If your company wants to advertise a three percent down payment that can be used to purchase a new home, this reference of the three percent down payment triggers additional disclosures.
What needs to be disclosed? The Annual Percentage Rate (APR) and the “terms of the repayment” need to be disclosed.
But what the heck are the terms of the repayment? Is this the loan term, the loan product type? The interest rate?
Here’s the answer:
2. Disclosure of repayment terms. The phrase “terms of repayment” generally has the same meaning as the “payment schedule” required to be disclosed under §1026.18(g). Section 1026.24(d)(2)(ii) provides flexibility to creditors in making this disclosure for advertising purposes. Repayment terms may be expressed in a variety of ways in addition to an exact repayment schedule; this is particularly true for advertisements that do not contemplate a single specific transaction.
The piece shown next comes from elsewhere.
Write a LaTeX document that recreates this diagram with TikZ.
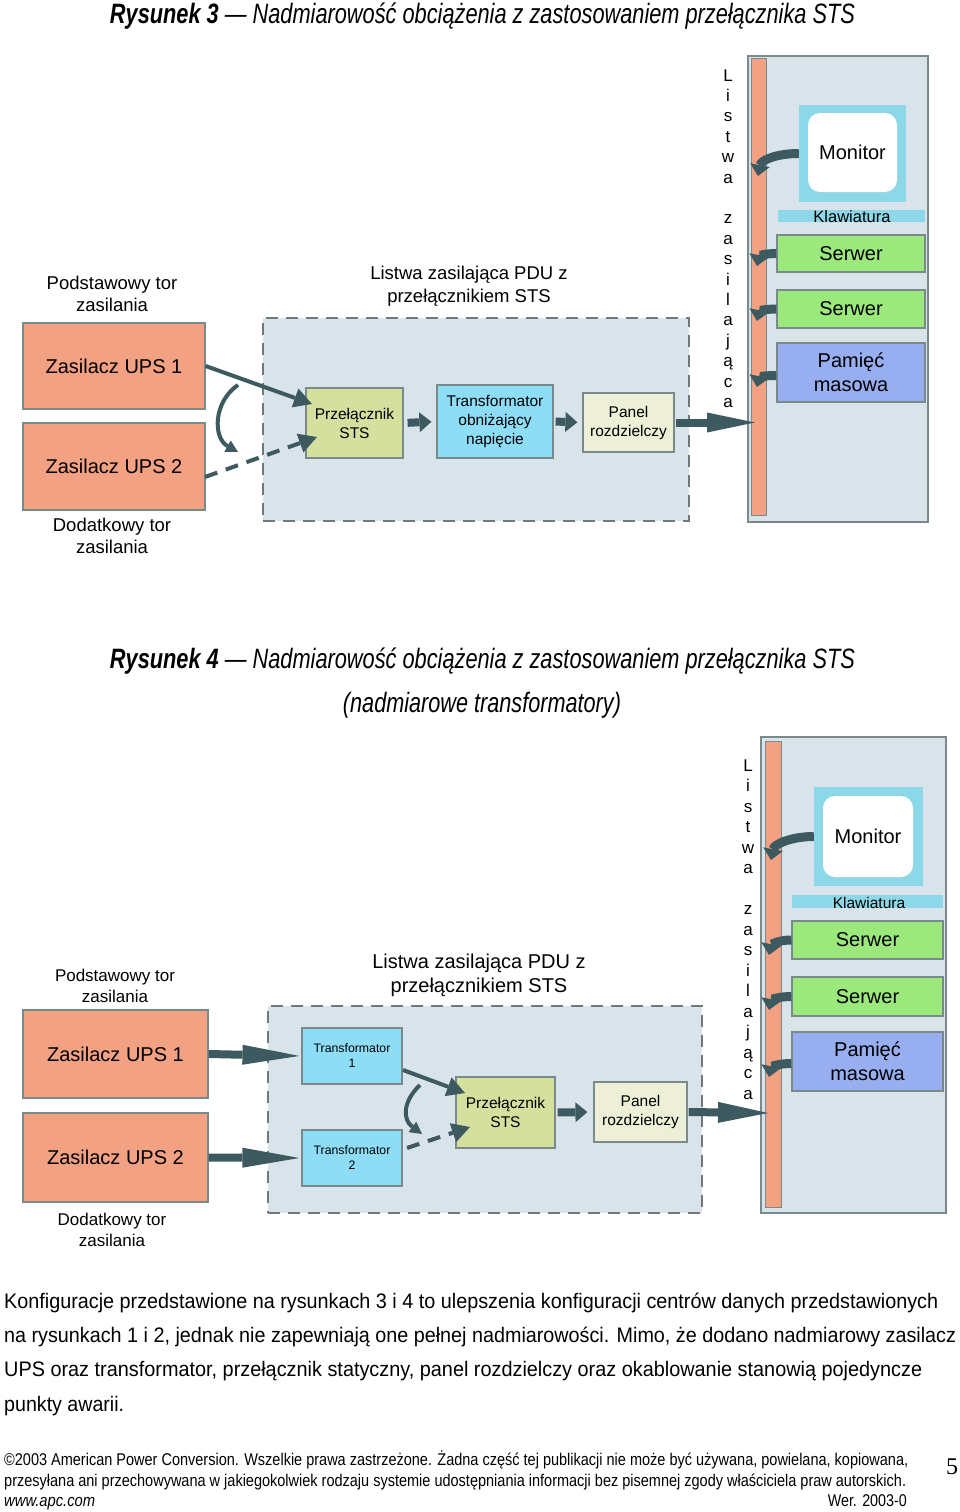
\documentclass[tikz,border=0pt]{standalone}
\usepackage{fontspec}
\usepackage{graphicx}
\setmainfont{Liberation Sans}
\newfontfamily\narrowfont[FakeStretch=0.82]{Liberation Sans}
\newfontfamily\serifnum{Liberation Serif}
\usetikzlibrary{arrows.meta}
\definecolor{salmon}{HTML}{F3A183}
\definecolor{contf}{HTML}{D9E4EA}
\definecolor{bord}{HTML}{7A8A8A}
\definecolor{dashc}{HTML}{707878}
\definecolor{arr}{HTML}{3D5A60}
\definecolor{stsf}{HTML}{D5E09F}
\definecolor{trf}{HTML}{8EDDF7}
\definecolor{panf}{HTML}{EDF0D6}
\definecolor{cyanf}{HTML}{8DD8E8}
\definecolor{srvf}{HTML}{9BE97C}
\definecolor{pamf}{HTML}{97AEF0}
\newcommand\fs[2]{\fontsize{#1}{#2}\selectfont}
\begin{document}
\begin{tikzpicture}[x=1pt,y=-1pt,
  sz/.style 2 args={minimum width=#1, minimum height=#2},
  box/.style={draw=bord, line width=1.2pt, inner sep=0pt, align=center},
  ups/.style={box, fill=salmon, font=\fs{20}{24}},
  cont/.style={draw=dashc, line width=1.5pt, dash pattern=on 12pt off 8pt, fill=contf, inner sep=0pt},
  rackbox/.style={draw=bord, line width=1.2pt, fill=contf, inner sep=0pt},
  stripbox/.style={draw=bord, line width=1pt, fill=salmon, inner sep=0pt},
  smallbox/.style={box, font=\fs{15.5}{19}},
  devbox/.style={box, font=\fs{20}{24}},
  lbl/.style={align=center, inner sep=0pt},
  blk/.style={draw=arr, line width=8pt, -{Triangle[width=20pt,length=12pt,line width=0pt]}},
  thinar/.style={draw=arr, line width=4pt, -{Triangle[width=20pt,length=18pt,line width=0pt]}},
  curvar/.style={draw=arr, line width=4pt, -{Triangle[width=13pt,length=12pt,line width=0pt]}},
  dasharr/.style={thinar, dash pattern=on 13pt off 9pt},
  fat/.style={draw=arr, line width=9pt, -{Triangle[width=20pt,length=11pt,line width=0pt]}},
]
\useasboundingbox (0,0) rectangle (960,1512);
\fill[white] (0,0) rectangle (960,1512);

% ================= Rysunek 3 =================
\node[anchor=base, inner sep=0pt] (title3) at (482.5,24) {\resizebox{745pt}{\height}{\narrowfont\itshape\fs{28}{32}\textbf{Rysunek 3} — Nadmiarowość obciążenia z zastosowaniem przełącznika STS}};

\node[lbl, font=\fs{18.5}{22}] (lblP3) at (112,294) {Podstawowy tor\\zasilania};
\node[ups, sz={182pt}{86pt}] (ups1a) at (114,366) {Zasilacz UPS 1};
\node[ups, sz={182pt}{87pt}] (ups2a) at (114,466.5) {Zasilacz UPS 2};
\node[lbl, font=\fs{18.5}{22}] (lblD3) at (112,536) {Dodatkowy tor\\zasilania};

\node[cont, sz={426pt}{203pt}] (cont3) at (476,419.5) {};
\node[lbl, font=\fs{18.5}{23}] (lblL3) at (469,286.5) {Listwa zasilająca PDU z\\przełącznikiem STS};
\node[smallbox, fill=stsf, sz={97pt}{70pt}] (sts3) at (354.5,423) {Przełącznik\\STS};
\node[smallbox, fill=trf, sz={116pt}{73pt}] (trafo3) at (495,421.5) {Transformator\\obniżający\\napięcie};
\node[smallbox, fill=panf, sz={91pt}{59pt}] (panel3) at (628.5,422.5) {Panel\\rozdzielczy};

\node[rackbox, sz={180pt}{466pt}] (rack3) at (838,289) {};
\node[stripbox, sz={15pt}{456pt}] (strip3) at (758.5,287) {};
\node[fill=cyanf, inner sep=0pt, sz={107pt}{97pt}] (mono3) at (852.5,153.5) {};
\node[fill=white, rounded corners=12pt, inner sep=0pt, sz={89pt}{79pt}, font=\fs{20}{24}] (scr3) at (852.5,152.5) {Monitor};
\node[fill=cyanf, inner sep=0pt, sz={147pt}{12pt}] (kbd3) at (851.5,216) {};
\node[lbl, font=\fs{16.5}{18}] (kbdt3) at (852,217) {Klawiatura};
\node[devbox, fill=srvf, sz={148pt}{37pt}] (srv3a) at (851,253.5) {Serwer};
\node[devbox, fill=srvf, sz={148pt}{38pt}] (srv3b) at (851,309) {Serwer};
\node[devbox, fill=pamf, sz={148pt}{59pt}] (pam3) at (851,372.5) {Pamięć\\masowa};
\node[lbl, font=\fs{17}{20.4}] (vt3) at (728,238.5) {L\\i\\s\\t\\w\\a\\[20.4pt]z\\a\\s\\i\\l\\a\\j\\ą\\c\\a};

\coordinate (in3a) at (312,404);
\coordinate (in3b) at (317,437);
\coordinate (o3b) at (205,477);
\coordinate (ca3s) at (238,385);
\coordinate (ca3e) at (238,452);
\coordinate (pin3) at (755,422.5);
\coordinate (tm3) at (758,176);
\coordinate (ts3a) at (757,266);
\coordinate (ts3b) at (757,321);
\coordinate (tp3) at (757,387);

\draw[thinar] (ups1a.east) -- (in3a);
\draw[dasharr] (o3b) -- (in3b);
\draw[curvar] (ca3s) .. controls (213,402) and (213,438) .. (ca3e);
\draw[blk, shorten <=4pt, shorten >=5pt] (sts3.east) -- (trafo3.west);
\draw[blk, shorten <=2pt, shorten >=5pt] (trafo3.east) -- (panel3.west);
\draw[blk, -{Triangle[width=20pt,length=48pt,line width=0pt]}, shorten <=1pt] (panel3.east) -- (pin3);
\draw[fat] (mono3.west) .. controls +(-22,0) and +(3,-16) .. (tm3);
\draw[fat] (srv3a.west) .. controls +(-12,0) and +(2,-10) .. (ts3a);
\draw[fat] (srv3b.west) .. controls +(-12,0) and +(2,-10) .. (ts3b);
\draw[fat] ([yshift=-3pt]pam3.west) .. controls +(-12,0) and +(2,-10) .. (tp3);

% ================= Rysunek 4 =================
\node[anchor=base, inner sep=0pt] (title4) at (482.5,668) {\resizebox{745pt}{\height}{\narrowfont\itshape\fs{28}{32}\textbf{Rysunek 4} — Nadmiarowość obciążenia z zastosowaniem przełącznika STS}};
\node[anchor=base, inner sep=0pt] (title4b) at (482,712) {\resizebox{278pt}{\height}{\narrowfont\itshape\fs{28}{32}(nadmiarowe transformatory)}};

\node[lbl, font=\fs{17}{21}] (lblP4) at (115,985.5) {Podstawowy tor\\zasilania};
\node[ups, sz={185pt}{88pt}] (ups1b) at (115.5,1054) {Zasilacz UPS 1};
\node[ups, sz={185pt}{89pt}] (ups2b) at (115.5,1157.5) {Zasilacz UPS 2};
\node[lbl, font=\fs{17}{21}] (lblD4) at (112,1230) {Dodatkowy tor\\zasilania};

\node[cont, sz={434pt}{207pt}] (cont4) at (485,1109.5) {};
\node[lbl, font=\fs{20}{24}] (lblL4) at (479,975) {Listwa zasilająca PDU z\\przełącznikiem STS};
\node[box, fill=trf, sz={100pt}{56pt}, font=\fs{12.3}{15}] (t1) at (352,1056) {Transformator\\1};
\node[box, fill=trf, sz={100pt}{56pt}, font=\fs{12.3}{15}] (t2) at (352,1158) {Transformator\\2};
\node[smallbox, fill=stsf, sz={99pt}{71pt}] (sts4) at (505.5,1112.5) {Przełącznik\\STS};
\node[smallbox, fill=panf, sz={93pt}{60pt}] (panel4) at (640.5,1112) {Panel\\rozdzielczy};

\node[rackbox, sz={185pt}{476pt}] (rack4) at (853.5,975) {};
\node[stripbox, sz={16pt}{466pt}] (strip4) at (773,974) {};
\node[fill=cyanf, inner sep=0pt, sz={109pt}{99pt}] (mono4) at (868.5,836.5) {};
\node[fill=white, rounded corners=12pt, inner sep=0pt, sz={90pt}{81pt}, font=\fs{20}{24}] (scr4) at (868,836.5) {Monitor};
\node[fill=cyanf, inner sep=0pt, sz={151pt}{13pt}] (kbd4) at (867.5,901.5) {};
\node[lbl, font=\fs{15.5}{18}] (kbdt4) at (869,902.5) {Klawiatura};
\node[devbox, fill=srvf, sz={151pt}{38pt}] (srv4a) at (867.5,940) {Serwer};
\node[devbox, fill=srvf, sz={151pt}{39pt}] (srv4b) at (867.5,996.5) {Serwer};
\node[devbox, fill=pamf, sz={151pt}{59pt}] (pam4) at (867.5,1061.5) {Pamięć\\masowa};
\node[lbl, font=\fs{17}{20.5}] (vt4) at (748,929.5) {L\\i\\s\\t\\w\\a\\[20.5pt]z\\a\\s\\i\\l\\a\\j\\ą\\c\\a};

\coordinate (o4a) at (403,1070);
\coordinate (in4a) at (465,1093);
\coordinate (o4b) at (407,1148);
\coordinate (in4b) at (470,1127);
\coordinate (ca4s) at (420,1085);
\coordinate (ca4e) at (422,1134);
\coordinate (pin4) at (768,1113);
\coordinate (tm4) at (771,860);
\coordinate (ts4a) at (769,955);
\coordinate (ts4b) at (769,1010);
\coordinate (tp4) at (769,1077);

\draw[blk, -{Triangle[width=20pt,length=57pt,line width=0pt]}, shorten >=2pt] (ups1b.east) -- (t1.west);
\draw[blk, -{Triangle[width=20pt,length=57pt,line width=0pt]}, shorten >=2pt] (ups2b.east) -- (t2.west);
\draw[thinar] (o4a) -- (in4a);
\draw[dasharr] (o4b) -- (in4b);
\draw[curvar] (ca4s) .. controls (402,1102) and (403,1120) .. (ca4e);
\draw[blk, shorten <=2pt, shorten >=6pt] (sts4.east) -- (panel4.west);
\draw[blk, -{Triangle[width=21pt,length=50pt,line width=0pt]}, shorten <=1pt] (panel4.east) -- (pin4);
\draw[fat] (mono4.west) .. controls +(-22,0) and +(3,-16) .. (tm4);
\draw[fat] (srv4a.west) .. controls +(-14,0) and +(2,-10) .. (ts4a);
\draw[fat] (srv4b.west) .. controls +(-14,0) and +(2,-10) .. (ts4b);
\draw[fat] ([yshift=-2pt]pam4.west) .. controls +(-14,0) and +(2,-10) .. (tp4);

% ================= text =================
\node[anchor=base west, inner sep=0pt] (p1) at (4,1308) {\resizebox{934pt}{\height}{\narrowfont\fs{21}{25}Konfiguracje przedstawione na rysunkach 3 i 4 to ulepszenia konfiguracji centrów danych przedstawionych}};
\node[anchor=base west, inner sep=0pt] (p2) at (4,1342) {\resizebox{952pt}{\height}{\narrowfont\fs{21}{25}na rysunkach 1 i 2, jednak nie zapewniają one pełnej nadmiarowości. Mimo, że dodano nadmiarowy zasilacz}};
\node[anchor=base west, inner sep=0pt] (p3) at (4,1376) {\resizebox{918pt}{\height}{\narrowfont\fs{21}{25}UPS oraz transformator, przełącznik statyczny, panel rozdzielczy oraz okablowanie stanowią pojedyncze}};
\node[anchor=base west, inner sep=0pt] (p4) at (4,1411) {\resizebox{120pt}{\height}{\narrowfont\fs{21}{25}punkty awarii.}};

\node[anchor=base west, inner sep=0pt] (f1) at (4,1465) {\resizebox{904pt}{\height}{\narrowfont\fs{17}{20}©2003 American Power Conversion. Wszelkie prawa zastrzeżone. Żadna część tej publikacji nie może być używana, powielana, kopiowana,}};
\node[anchor=base west, inner sep=0pt] (f2) at (4,1486) {\resizebox{902pt}{\height}{\narrowfont\fs{17}{20}przesyłana ani przechowywana w jakiegokolwiek rodzaju systemie udostępniania informacji bez pisemnej zgody właściciela praw autorskich.}};
\node[anchor=base west, inner sep=0pt] (f3) at (4,1506) {\resizebox{91pt}{\height}{\narrowfont\itshape\fs{17}{20}www.apc.com}};
\node[anchor=base east, inner sep=0pt] (f4) at (907,1506) {\resizebox{79pt}{\height}{\narrowfont\fs{17}{20}Wer. 2003-0}};
\node[anchor=base, inner sep=0pt] (pg) at (952,1474) {\serifnum\fs{24}{26}5};
\end{tikzpicture}
\end{document}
Repayment terms, however, must reflect the consumer’s repayment obligations over the full term of the loan, including any balloon payment, see comment 24(d)(2)–3, not just the repayment terms that will apply for a limited period of time. For example:
i. A creditor may use a unit-cost approach in making the required disclosure, such as “48 monthly payments of $27.83 per $1,000 borrowed.”
ii. In an advertisement for credit secured by a dwelling, when any series of payments varies because of the inclusion of mortgage insurance premiums, a creditor may state the number and timing of payments, the fact that payments do not include amounts for mortgage insurance premiums, and that the actual payment obligation will be higher.